后来偶然发现爆破师这个行业。跟着一个老师傅学了几年就来剧组跑工作了。这一行钱拿的还行。总比打零工挣得多。
他白天没戏的时候就去外面找兼职,兼职完了就回到剧组继续做准备工作。
这么些年,就靠着这些零零散散的工作勉强维持她妈妈的医药费。
工作起来只吃剧组提供的一顿或是两顿饭。
前些天,也不知道怎么惹到那个女孩了,差点把工作搞丢了。那个女孩就是我们剧组的叫林…什么来着…”
云裳看到大妈在苦思冥想,试探地给出答案,“林琪琪?”
大妈一拍腿,激动道,“对对对,就是林琪琪。
好像是小丁检查装置的时候不小心踩到了到处乱走的林琪琪,小姑娘就说他把她的新鞋弄脏了,非要小丁赔钱。
小丁一边道歉一边想给她擦鞋,然后她就推小丁啊。
小丁摔倒了,她和她的助理就一起骂她,说什么有娘生没娘养,那个话说的难听的哟,我都听不下去。”
旁边另一个大妈也跟着叹气,“但是小姑娘好像家里蛮有钱的,说要封杀小丁,还说要不是暂时找不到人,现在就立刻让他滚出剧组,以后有她的地方,绝不允许他出现哦。”
一时间众人都沉默了,她们或许觉得唏嘘,可是他们却又都无能为力。
云裳若有所思地看向大妈,问道,“那丁老师去哪了?被那个林琪琪赶出剧组了吗?”
大妈摆摆手,“这不。

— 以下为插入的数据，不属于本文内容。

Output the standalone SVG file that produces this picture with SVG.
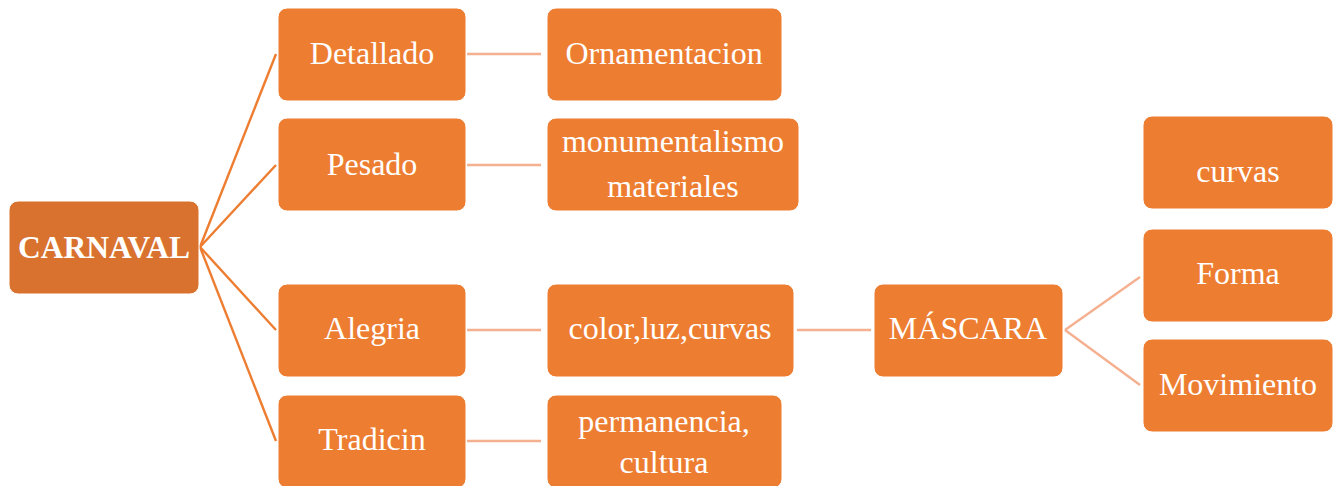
<svg xmlns="http://www.w3.org/2000/svg" width="1339" height="486" viewBox="0 0 1339 486">
<style>
.box{fill:#ED7D31;stroke:#fff;stroke-width:1}
.root{fill:#D9722E;stroke:#fff;stroke-width:1}
text{font-family:"Liberation Serif","Times New Roman",serif;fill:#fff;font-size:32px;text-anchor:middle}
.b{font-weight:bold;font-size:31.5px}
.c1{stroke:#ED7D31;stroke-width:2.4;fill:none}
.c2{stroke:#F4B08F;stroke-width:2.4;fill:none}
</style>
<rect width="1339" height="486" fill="#fff"/>
<g id="connectors">
<line class="c1" x1="200" y1="247" x2="276" y2="54"/>
<line class="c1" x1="200" y1="247" x2="276" y2="165"/>
<line class="c1" x1="200" y1="247" x2="276" y2="330"/>
<line class="c1" x1="200" y1="247" x2="276" y2="441"/>
<line class="c2" x1="467" y1="54" x2="541" y2="54"/>
<line class="c2" x1="467" y1="165" x2="541" y2="165"/>
<line class="c2" x1="467" y1="330" x2="541" y2="330"/>
<line class="c2" x1="467" y1="441" x2="541" y2="441"/>
<line class="c2" x1="797" y1="330" x2="871" y2="330"/>
<line class="c2" x1="1065" y1="330" x2="1140" y2="277"/>
<line class="c2" x1="1065" y1="330" x2="1140" y2="385"/>
</g>
<g id="carnaval"><rect class="root" x="9" y="201" width="190" height="93" rx="9"/><text class="b" x="104" y="258">CARNAVAL</text></g>
<g id="detallado"><rect class="box" x="278" y="8" width="188" height="93" rx="9"/><text x="372" y="64">Detallado</text></g>
<g id="pesado"><rect class="box" x="278" y="118" width="188" height="93" rx="9"/><text x="372" y="175">Pesado</text></g>
<g id="alegria"><rect class="box" x="278" y="284" width="188" height="93" rx="9"/><text x="372" y="339">Alegria</text></g>
<g id="tradicin"><rect class="box" x="278" y="395" width="188" height="93" rx="9"/><text x="372" y="450">Tradicin</text></g>
<g id="ornamentacion"><rect class="box" x="547" y="8" width="235" height="93" rx="9"/><text x="664" y="64">Ornamentacion</text></g>
<g id="monumentalismo"><rect class="box" x="547" y="118" width="252" height="93" rx="9"/><text x="673" y="152">monumentalismo</text><text x="673" y="197">materiales</text></g>
<g id="colorluz"><rect class="box" x="547" y="284" width="247" height="93" rx="9"/><text x="670" y="339">color,luz,curvas</text></g>
<g id="permanencia"><rect class="box" x="547" y="395" width="235" height="93" rx="9"/><text x="664" y="432">permanencia,</text><text x="664" y="473">cultura</text></g>
<g id="mascara"><rect class="box" x="874" y="284" width="189" height="93" rx="9"/><text x="968" y="339">MÁSCARA</text></g>
<g id="curvas"><rect class="box" x="1143" y="116" width="190" height="93" rx="9"/><text x="1238" y="182">curvas</text></g>
<g id="forma"><rect class="box" x="1143" y="229" width="190" height="93" rx="9"/><text x="1238" y="284">Forma</text></g>
<g id="movimiento"><rect class="box" x="1143" y="339" width="190" height="93" rx="9"/><text x="1238" y="395">Movimiento</text></g>
</svg>
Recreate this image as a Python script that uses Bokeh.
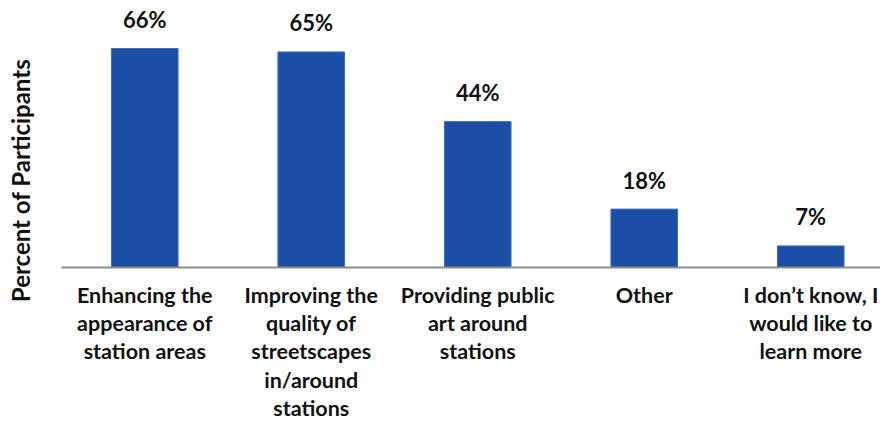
import math
from bokeh.plotting import figure
from bokeh.layouts import row
from bokeh.models import ColumnDataSource, FixedTicker, Range1d
from bokeh.core.properties import value
from bokeh.embed import file_html
from bokeh.resources import INLINE

categories = [
    "Enhancing the\nappearance of\nstation areas",
    "Improving the\nquality of\nstreetscapes\nin/around\nstations",
    "Providing public\nart around\nstations",
    "Other",
    "I don\u2019t know, I\nwould like to\nlearn more",
]
percents = [66, 65, 44, 17.6, 6.5]
value_labels = ["66%", "65%", "44%", "18%", "7%"]
y_title = "Percent of Participants"

FONT = "Lato"
BAR_COLOR = "#1B4FA6"
TITLE_W = 40
TOTAL_H = 416

# --- narrow panel holding the rotated y title ---
pt = figure(frame_width=TITLE_W, frame_height=TOTAL_H, output_backend="svg",
            toolbar_location=None, x_axis_location=None, y_axis_location=None,
            x_range=Range1d(0, TITLE_W), y_range=Range1d(0, TOTAL_H),
            min_border_left=0, min_border_right=0, min_border_top=0,
            min_border_bottom=0)
pt.outline_line_color = None
pt.grid.visible = False
pt.text(x=[19.5], y=[TOTAL_H - 180], text=[y_title], angle=math.pi / 2,
        text_align="center", text_baseline="alphabetic",
        text_font=value(FONT), text_font_style="bold", text_font_size="24px",
        text_color="#111111")

# --- main bar chart ---
xs = list(range(len(categories)))
src = ColumnDataSource(dict(x=xs, top=percents, lab=value_labels))

p = figure(frame_width=819, frame_height=267, output_backend="svg",
           toolbar_location=None, y_axis_location=None,
           x_range=Range1d(-0.5, 4.419), y_range=Range1d(0, 80.5),
           min_border_left=61 - TITLE_W, min_border_right=0, min_border_top=0,
           min_border_bottom=0)
p.outline_line_color = None
p.grid.visible = False
p.background_fill_color = "white"
p.border_fill_color = "white"

p.vbar(x="x", top="top", bottom=0, width=0.4, source=src,
       fill_color=BAR_COLOR, line_color="#3E6BB8", line_width=1)

p.text(x="x", y="top", text="lab", source=src, text_align="center",
       text_baseline="alphabetic", y_offset=-29,
       text_font=value(FONT), text_font_style="bold", text_font_size="22px",
       text_color="#111111")

xa = p.xaxis[0]
xa.ticker = FixedTicker(ticks=xs)
xa.major_label_overrides = {i: c for i, c in enumerate(categories)}
xa.major_tick_line_color = None
xa.minor_tick_line_color = None
xa.axis_line_color = "#8C8C8C"
xa.axis_line_width = 2
xa.major_label_text_font = FONT
xa.major_label_text_font_style = "bold"
xa.major_label_text_font_size = "21.5px"
xa.major_label_text_color = "#111111"
xa.major_label_text_line_height = 1.09
xa.major_label_standoff = 8

layout = row(pt, p, spacing=0)

open("out.html", "w").write(file_html(layout, INLINE))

今早又吵了一架,吵架的时候小丁的手机响了,好像是他妈妈出事了。他这会儿应该去医院了。”
旁边有个大爷也跟着附和,“可不是吗,这个女的老霸道了。
说什么小丁后来接的那个剧组的活,是那个林什么的舅舅。这不就遭殃了吗。”
“是啊,还没签合同,就给搅黄了,也是造孽啊。这个月的医疗费怕是交不上了。”
“听说这个剧组她的话也很有分量的,好像想直接开了小丁,说如果开不掉就尽量拖着他的工资,反正小丁也没钱去请律师告他们。”
“这都还好,听说那个小姑娘放了话,不允许任何剧组聘用他。只怕以后,这个行业内,他都别想再接到活计了。”
“现在的世界啊。有钱人横行啊。”
“你少说两句。万一给她听见了,你还要不要在这个剧组混了。”
女人叉着腰,没好气地看着说话的自家男人。
男人泄了气,悻悻地坐在台阶上不说话了。
另一个手臂上肌肉凸起,看起来很壮实的男人说,“大不了老子不干了。怕她个小姑娘?”
“呵,你以为不干了就行了,你看看小丁哦,他的下场还不够明白吗?
她多的是资源哦,说不定在这个行业内封杀你,以后群演龙套都没得做。”
壮实的男人也不说话了。
云裳将剩下的苹果分给大家,又问大妈要了医院的地址,想去看看丁承伊。